Some records
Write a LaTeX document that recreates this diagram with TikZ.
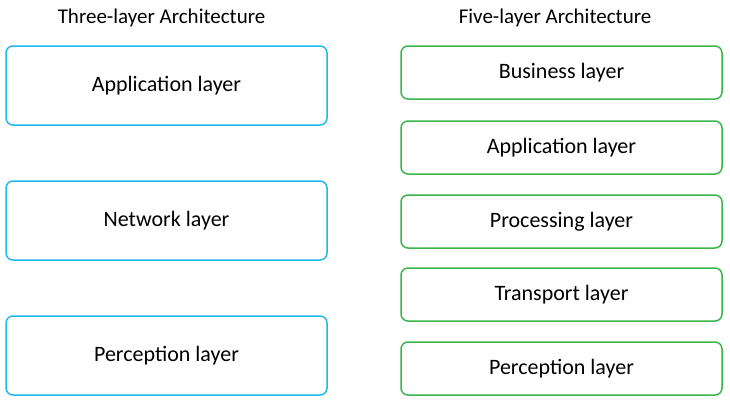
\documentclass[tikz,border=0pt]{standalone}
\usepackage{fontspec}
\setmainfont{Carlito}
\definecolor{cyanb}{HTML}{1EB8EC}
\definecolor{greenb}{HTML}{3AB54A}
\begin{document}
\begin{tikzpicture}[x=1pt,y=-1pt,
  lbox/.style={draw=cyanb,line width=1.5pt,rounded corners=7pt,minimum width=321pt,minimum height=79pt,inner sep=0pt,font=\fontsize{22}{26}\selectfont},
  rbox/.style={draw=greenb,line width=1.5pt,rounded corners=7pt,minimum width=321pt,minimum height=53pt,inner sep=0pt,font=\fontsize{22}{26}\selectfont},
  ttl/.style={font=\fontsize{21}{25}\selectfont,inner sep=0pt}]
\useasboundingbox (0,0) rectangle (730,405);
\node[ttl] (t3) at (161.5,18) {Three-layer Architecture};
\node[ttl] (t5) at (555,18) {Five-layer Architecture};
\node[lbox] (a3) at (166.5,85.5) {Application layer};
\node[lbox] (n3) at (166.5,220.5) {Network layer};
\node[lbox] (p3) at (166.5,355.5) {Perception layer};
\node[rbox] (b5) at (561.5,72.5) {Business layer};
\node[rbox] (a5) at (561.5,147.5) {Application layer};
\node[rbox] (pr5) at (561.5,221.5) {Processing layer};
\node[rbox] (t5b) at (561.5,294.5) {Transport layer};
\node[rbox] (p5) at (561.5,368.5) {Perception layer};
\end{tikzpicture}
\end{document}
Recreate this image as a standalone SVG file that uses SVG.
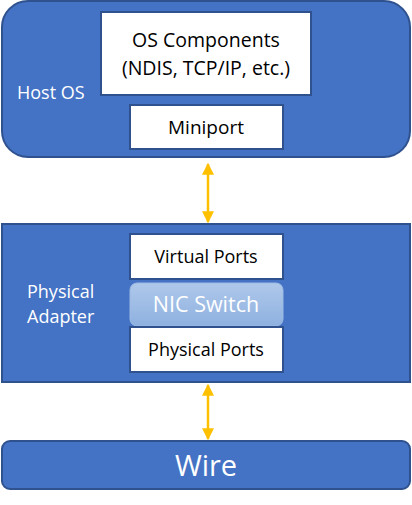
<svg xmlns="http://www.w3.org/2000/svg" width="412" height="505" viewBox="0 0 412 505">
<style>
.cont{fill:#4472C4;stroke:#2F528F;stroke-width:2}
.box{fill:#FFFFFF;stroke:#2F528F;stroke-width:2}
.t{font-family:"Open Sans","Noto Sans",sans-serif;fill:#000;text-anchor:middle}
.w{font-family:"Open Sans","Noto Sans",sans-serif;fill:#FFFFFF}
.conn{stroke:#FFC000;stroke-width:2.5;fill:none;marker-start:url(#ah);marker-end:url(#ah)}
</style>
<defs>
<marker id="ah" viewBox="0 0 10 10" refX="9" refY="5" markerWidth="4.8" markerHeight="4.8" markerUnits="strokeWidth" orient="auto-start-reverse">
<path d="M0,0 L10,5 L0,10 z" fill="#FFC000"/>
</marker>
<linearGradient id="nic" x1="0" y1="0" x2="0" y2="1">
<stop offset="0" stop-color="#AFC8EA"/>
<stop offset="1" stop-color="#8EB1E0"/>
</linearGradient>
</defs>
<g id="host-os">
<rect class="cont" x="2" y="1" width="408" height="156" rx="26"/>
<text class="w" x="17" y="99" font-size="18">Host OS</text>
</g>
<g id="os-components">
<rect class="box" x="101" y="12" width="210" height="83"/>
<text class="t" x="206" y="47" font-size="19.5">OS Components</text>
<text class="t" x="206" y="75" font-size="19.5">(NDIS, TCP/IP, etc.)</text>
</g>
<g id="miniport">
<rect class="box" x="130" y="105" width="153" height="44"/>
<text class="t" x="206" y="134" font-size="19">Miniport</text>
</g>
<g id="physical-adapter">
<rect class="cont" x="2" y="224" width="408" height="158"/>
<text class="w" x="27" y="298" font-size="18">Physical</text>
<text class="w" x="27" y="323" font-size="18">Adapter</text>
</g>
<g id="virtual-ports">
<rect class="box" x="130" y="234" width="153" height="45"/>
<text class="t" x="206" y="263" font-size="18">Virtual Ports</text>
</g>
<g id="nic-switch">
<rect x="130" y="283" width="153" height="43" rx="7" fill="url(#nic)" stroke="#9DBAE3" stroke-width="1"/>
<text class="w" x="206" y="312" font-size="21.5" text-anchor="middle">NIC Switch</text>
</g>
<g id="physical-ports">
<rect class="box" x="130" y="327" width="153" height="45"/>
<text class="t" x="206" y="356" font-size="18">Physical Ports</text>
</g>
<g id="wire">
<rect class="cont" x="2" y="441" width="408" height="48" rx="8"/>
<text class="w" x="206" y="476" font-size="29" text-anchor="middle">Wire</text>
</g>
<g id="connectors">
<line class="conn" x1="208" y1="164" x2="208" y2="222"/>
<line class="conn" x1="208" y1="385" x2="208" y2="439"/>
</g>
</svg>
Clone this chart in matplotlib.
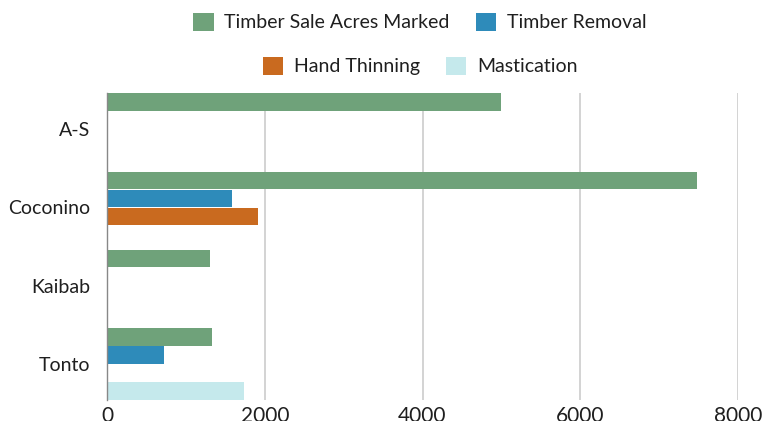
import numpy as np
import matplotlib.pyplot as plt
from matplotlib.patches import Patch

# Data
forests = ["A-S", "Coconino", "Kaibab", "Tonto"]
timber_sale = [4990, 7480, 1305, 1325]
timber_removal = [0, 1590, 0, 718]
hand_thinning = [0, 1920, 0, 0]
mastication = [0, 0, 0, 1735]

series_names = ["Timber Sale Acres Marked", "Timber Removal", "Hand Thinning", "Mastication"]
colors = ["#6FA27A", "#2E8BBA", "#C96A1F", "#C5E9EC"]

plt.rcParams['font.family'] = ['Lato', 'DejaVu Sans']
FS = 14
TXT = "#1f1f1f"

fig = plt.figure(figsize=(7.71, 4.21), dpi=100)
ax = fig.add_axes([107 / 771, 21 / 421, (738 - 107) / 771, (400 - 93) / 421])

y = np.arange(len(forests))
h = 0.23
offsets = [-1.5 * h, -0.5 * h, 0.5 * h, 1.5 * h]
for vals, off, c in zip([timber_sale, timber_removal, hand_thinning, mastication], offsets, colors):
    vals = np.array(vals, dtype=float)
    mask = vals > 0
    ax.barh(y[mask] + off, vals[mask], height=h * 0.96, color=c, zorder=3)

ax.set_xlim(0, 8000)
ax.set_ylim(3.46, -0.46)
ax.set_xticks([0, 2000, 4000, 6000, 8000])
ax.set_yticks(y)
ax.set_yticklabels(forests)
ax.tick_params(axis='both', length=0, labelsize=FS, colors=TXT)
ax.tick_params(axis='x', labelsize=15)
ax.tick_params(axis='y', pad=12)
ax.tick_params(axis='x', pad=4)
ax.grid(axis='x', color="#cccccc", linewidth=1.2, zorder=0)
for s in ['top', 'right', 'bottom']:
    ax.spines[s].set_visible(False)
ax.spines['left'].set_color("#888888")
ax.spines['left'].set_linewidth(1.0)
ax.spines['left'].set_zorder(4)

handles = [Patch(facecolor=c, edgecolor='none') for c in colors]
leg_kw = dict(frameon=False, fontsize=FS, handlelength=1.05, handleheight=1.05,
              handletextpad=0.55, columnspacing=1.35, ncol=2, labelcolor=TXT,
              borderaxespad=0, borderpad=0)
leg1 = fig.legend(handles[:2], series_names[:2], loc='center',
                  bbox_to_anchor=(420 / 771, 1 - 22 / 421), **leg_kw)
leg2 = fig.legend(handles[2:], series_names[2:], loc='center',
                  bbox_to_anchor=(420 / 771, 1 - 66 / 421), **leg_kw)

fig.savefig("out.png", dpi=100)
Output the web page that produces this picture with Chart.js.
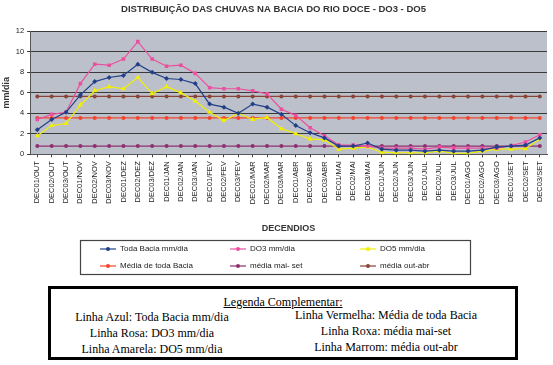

▸ **Set exercise**:
Every entry must be written out exactly, with all pictures left out.

▸ **Task solution**:
Write a LaTeX document that recreates this diagram with TikZ.
\documentclass[tikz,border=0pt]{standalone}
\usepackage{fontspec}
\setmainfont{Carlito}
\definecolor{cyanb}{HTML}{1EB8EC}
\definecolor{greenb}{HTML}{3AB54A}
\begin{document}
\begin{tikzpicture}[x=1pt,y=-1pt,
  lbox/.style={draw=cyanb,line width=1.5pt,rounded corners=7pt,minimum width=321pt,minimum height=79pt,inner sep=0pt,font=\fontsize{22}{26}\selectfont},
  rbox/.style={draw=greenb,line width=1.5pt,rounded corners=7pt,minimum width=321pt,minimum height=53pt,inner sep=0pt,font=\fontsize{22}{26}\selectfont},
  ttl/.style={font=\fontsize{21}{25}\selectfont,inner sep=0pt}]
\useasboundingbox (0,0) rectangle (730,405);
\node[ttl] (t3) at (161.5,18) {Three-layer Architecture};
\node[ttl] (t5) at (555,18) {Five-layer Architecture};
\node[lbox] (a3) at (166.5,85.5) {Application layer};
\node[lbox] (n3) at (166.5,220.5) {Network layer};
\node[lbox] (p3) at (166.5,355.5) {Perception layer};
\node[rbox] (b5) at (561.5,72.5) {Business layer};
\node[rbox] (a5) at (561.5,147.5) {Application layer};
\node[rbox] (pr5) at (561.5,221.5) {Processing layer};
\node[rbox] (t5b) at (561.5,294.5) {Transport layer};
\node[rbox] (p5) at (561.5,368.5) {Perception layer};
\end{tikzpicture}
\end{document}
Recreate this image as a standalone SVG file that uses SVG.
<svg xmlns="http://www.w3.org/2000/svg" width="412" height="505" viewBox="0 0 412 505">
<style>
.cont{fill:#4472C4;stroke:#2F528F;stroke-width:2}
.box{fill:#FFFFFF;stroke:#2F528F;stroke-width:2}
.t{font-family:"Open Sans","Noto Sans",sans-serif;fill:#000;text-anchor:middle}
.w{font-family:"Open Sans","Noto Sans",sans-serif;fill:#FFFFFF}
.conn{stroke:#FFC000;stroke-width:2.5;fill:none;marker-start:url(#ah);marker-end:url(#ah)}
</style>
<defs>
<marker id="ah" viewBox="0 0 10 10" refX="9" refY="5" markerWidth="4.8" markerHeight="4.8" markerUnits="strokeWidth" orient="auto-start-reverse">
<path d="M0,0 L10,5 L0,10 z" fill="#FFC000"/>
</marker>
<linearGradient id="nic" x1="0" y1="0" x2="0" y2="1">
<stop offset="0" stop-color="#AFC8EA"/>
<stop offset="1" stop-color="#8EB1E0"/>
</linearGradient>
</defs>
<g id="host-os">
<rect class="cont" x="2" y="1" width="408" height="156" rx="26"/>
<text class="w" x="17" y="99" font-size="18">Host OS</text>
</g>
<g id="os-components">
<rect class="box" x="101" y="12" width="210" height="83"/>
<text class="t" x="206" y="47" font-size="19.5">OS Components</text>
<text class="t" x="206" y="75" font-size="19.5">(NDIS, TCP/IP, etc.)</text>
</g>
<g id="miniport">
<rect class="box" x="130" y="105" width="153" height="44"/>
<text class="t" x="206" y="134" font-size="19">Miniport</text>
</g>
<g id="physical-adapter">
<rect class="cont" x="2" y="224" width="408" height="158"/>
<text class="w" x="27" y="298" font-size="18">Physical</text>
<text class="w" x="27" y="323" font-size="18">Adapter</text>
</g>
<g id="virtual-ports">
<rect class="box" x="130" y="234" width="153" height="45"/>
<text class="t" x="206" y="263" font-size="18">Virtual Ports</text>
</g>
<g id="nic-switch">
<rect x="130" y="283" width="153" height="43" rx="7" fill="url(#nic)" stroke="#9DBAE3" stroke-width="1"/>
<text class="w" x="206" y="312" font-size="21.5" text-anchor="middle">NIC Switch</text>
</g>
<g id="physical-ports">
<rect class="box" x="130" y="327" width="153" height="45"/>
<text class="t" x="206" y="356" font-size="18">Physical Ports</text>
</g>
<g id="wire">
<rect class="cont" x="2" y="441" width="408" height="48" rx="8"/>
<text class="w" x="206" y="476" font-size="29" text-anchor="middle">Wire</text>
</g>
<g id="connectors">
<line class="conn" x1="208" y1="164" x2="208" y2="222"/>
<line class="conn" x1="208" y1="385" x2="208" y2="439"/>
</g>
</svg>
Clone this chart in matplotlib.
import numpy as np
import matplotlib.pyplot as plt
from matplotlib.patches import Patch

# Data
forests = ["A-S", "Coconino", "Kaibab", "Tonto"]
timber_sale = [4990, 7480, 1305, 1325]
timber_removal = [0, 1590, 0, 718]
hand_thinning = [0, 1920, 0, 0]
mastication = [0, 0, 0, 1735]

series_names = ["Timber Sale Acres Marked", "Timber Removal", "Hand Thinning", "Mastication"]
colors = ["#6FA27A", "#2E8BBA", "#C96A1F", "#C5E9EC"]

plt.rcParams['font.family'] = ['Lato', 'DejaVu Sans']
FS = 14
TXT = "#1f1f1f"

fig = plt.figure(figsize=(7.71, 4.21), dpi=100)
ax = fig.add_axes([107 / 771, 21 / 421, (738 - 107) / 771, (400 - 93) / 421])

y = np.arange(len(forests))
h = 0.23
offsets = [-1.5 * h, -0.5 * h, 0.5 * h, 1.5 * h]
for vals, off, c in zip([timber_sale, timber_removal, hand_thinning, mastication], offsets, colors):
    vals = np.array(vals, dtype=float)
    mask = vals > 0
    ax.barh(y[mask] + off, vals[mask], height=h * 0.96, color=c, zorder=3)

ax.set_xlim(0, 8000)
ax.set_ylim(3.46, -0.46)
ax.set_xticks([0, 2000, 4000, 6000, 8000])
ax.set_yticks(y)
ax.set_yticklabels(forests)
ax.tick_params(axis='both', length=0, labelsize=FS, colors=TXT)
ax.tick_params(axis='x', labelsize=15)
ax.tick_params(axis='y', pad=12)
ax.tick_params(axis='x', pad=4)
ax.grid(axis='x', color="#cccccc", linewidth=1.2, zorder=0)
for s in ['top', 'right', 'bottom']:
    ax.spines[s].set_visible(False)
ax.spines['left'].set_color("#888888")
ax.spines['left'].set_linewidth(1.0)
ax.spines['left'].set_zorder(4)

handles = [Patch(facecolor=c, edgecolor='none') for c in colors]
leg_kw = dict(frameon=False, fontsize=FS, handlelength=1.05, handleheight=1.05,
              handletextpad=0.55, columnspacing=1.35, ncol=2, labelcolor=TXT,
              borderaxespad=0, borderpad=0)
leg1 = fig.legend(handles[:2], series_names[:2], loc='center',
                  bbox_to_anchor=(420 / 771, 1 - 22 / 421), **leg_kw)
leg2 = fig.legend(handles[2:], series_names[2:], loc='center',
                  bbox_to_anchor=(420 / 771, 1 - 66 / 421), **leg_kw)

fig.savefig("out.png", dpi=100)
Output the web page that produces this picture with Chart.js.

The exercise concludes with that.